What To Look For When Buying Pruning Shears
- Comfort – Using your hands for repetitive tasks can cause pain in your hand, elbows, and fingers. A comfort grip is helpful in avoiding this.
- You should find shears that fit comfortably in your hand. The shears should neither be too big nor too small. The handles shouldn’t dig into your skin if you encounter a tough branch.
- Quality Blades – The blade of the pruning shears is very important. The blade needs to be sharp so that it can cut through the branches easily.
- It’s important how long the blades stay sharp. Higher quality shears come with more durable blades that last longer and don’t need sharpening as often, if at all.
- Better blades are also resistant to rust and corrosion. A non-stick coating will help with cleaning the sap that sticks to the shears, but I find it doesn’t work that great.
- Look for high tempered steel or carbon steel to get the best results. Shears that have high tempered carbon steel, are excellent.
- Safety Lock Mechanism – Any tool with blades should be used safely. While the pruning shears may not be the same as a knife or other blade, it’s a good idea to buy a pair with a safety lock to avoid accidents.
- Adjustable Cutting Diameter and Tension – If you want more control over how you cut branches, pruners with adjustable ranges are a good choice. Some models have dual adjustment mechanisms that let you change both the cutting diameter and the blade tension.
- If you want to save money, you can buy one adjustable pruner that can be used for both thick and thin branches. This way, you don’t have to buy two different pairs.
- Lightweight – You need lightweight shears that allow you to reach above your head without straining or exhausting you after finishing just one plant. Find a pair that matches your own strength and agility.
- Spring Loaded Cutting Mechanism – This allows you to gain and retain greater leverage over branches. It is also easier to cut with them than with just my own hand strength.
There are many good pruning shears on the market to prune trees with. Finding the right ones for you is a matter of personal choice.
To help you, we share our top three choices of pruning shears in various price ranges.
Pruning Shear Recommendations
1.Felco F-2 Classic Hand Pruner
The blades are made of high-quality steel which is durable.
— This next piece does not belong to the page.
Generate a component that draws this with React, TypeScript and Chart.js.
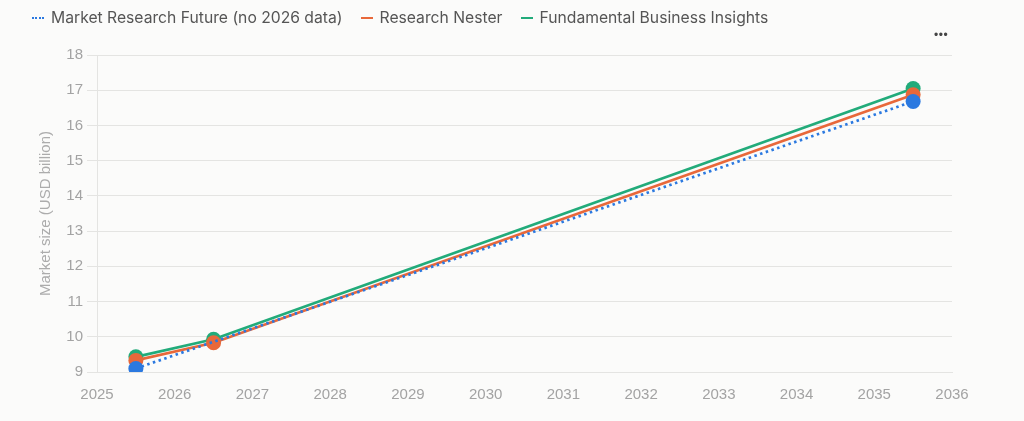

They have an ergonomic design for better grip. They’re on the high end of the price range but are a quality pair of pruning shears sure to last for years.
- Rubber handles for good grip
- Spring loaded mechanism
- Safety lock
- Sharp, high quality blades
2.Fiskars Steel Bypass Pruning Shears
This time, we’re going in the opposite direction because while the previous pair of shears we looked at were costly and of high quality, these are considerably less expensive and are suited for pruning tasks 5/8″ or under.
- Lever handle
- Lightweight, ergonomic design
- Steel blades
- There is no safety lock
3.Gonicc 8” SK-5 Professional Anvil Pruning Shears
These shears are a high-quality mid-range alternative. They’re built with high carbon SK-5 steel blades that are guaranteed to stay sharp, and the unique pulley mechanism provides smooth cutting.
- High carbon steel blades for long life
- Stay sharp for long time
- Sping Loaded double lever mechanism
- Comfortable handles
- Double Slide Safety Lock
- Up to 3/4” cutting diameter
- Small cutting surface
We have to prune the blackberry bushes, the grapevines, the muscadine vines, blueberry bushes, peach trees, and others. So, we have a lot of pruning which, though they say, “Practice makes perfect.” I wouldn’t say I’m perfect at it. But our trees and bushes have proven we haven’t harmed them and they’re happy to provide loads of fruit.
The thing is, don’t be afraid. The most important thing to remember is to wait until late winter to do your pruning, but not too close to early spring.
If you cut the plant while the sap is still running, you will cause it to “bleed” to death (another term I learned from my grandfather).
If your trees or bushes are supported pruning is a good time to take a look at their supports to see if any repairs are needed.
Make sure all of your cuts are at 45-degree angles and use very sharp shears. These two things should ensure you don’t damage the tree.
Happy Pruning! As always, we’re here to help.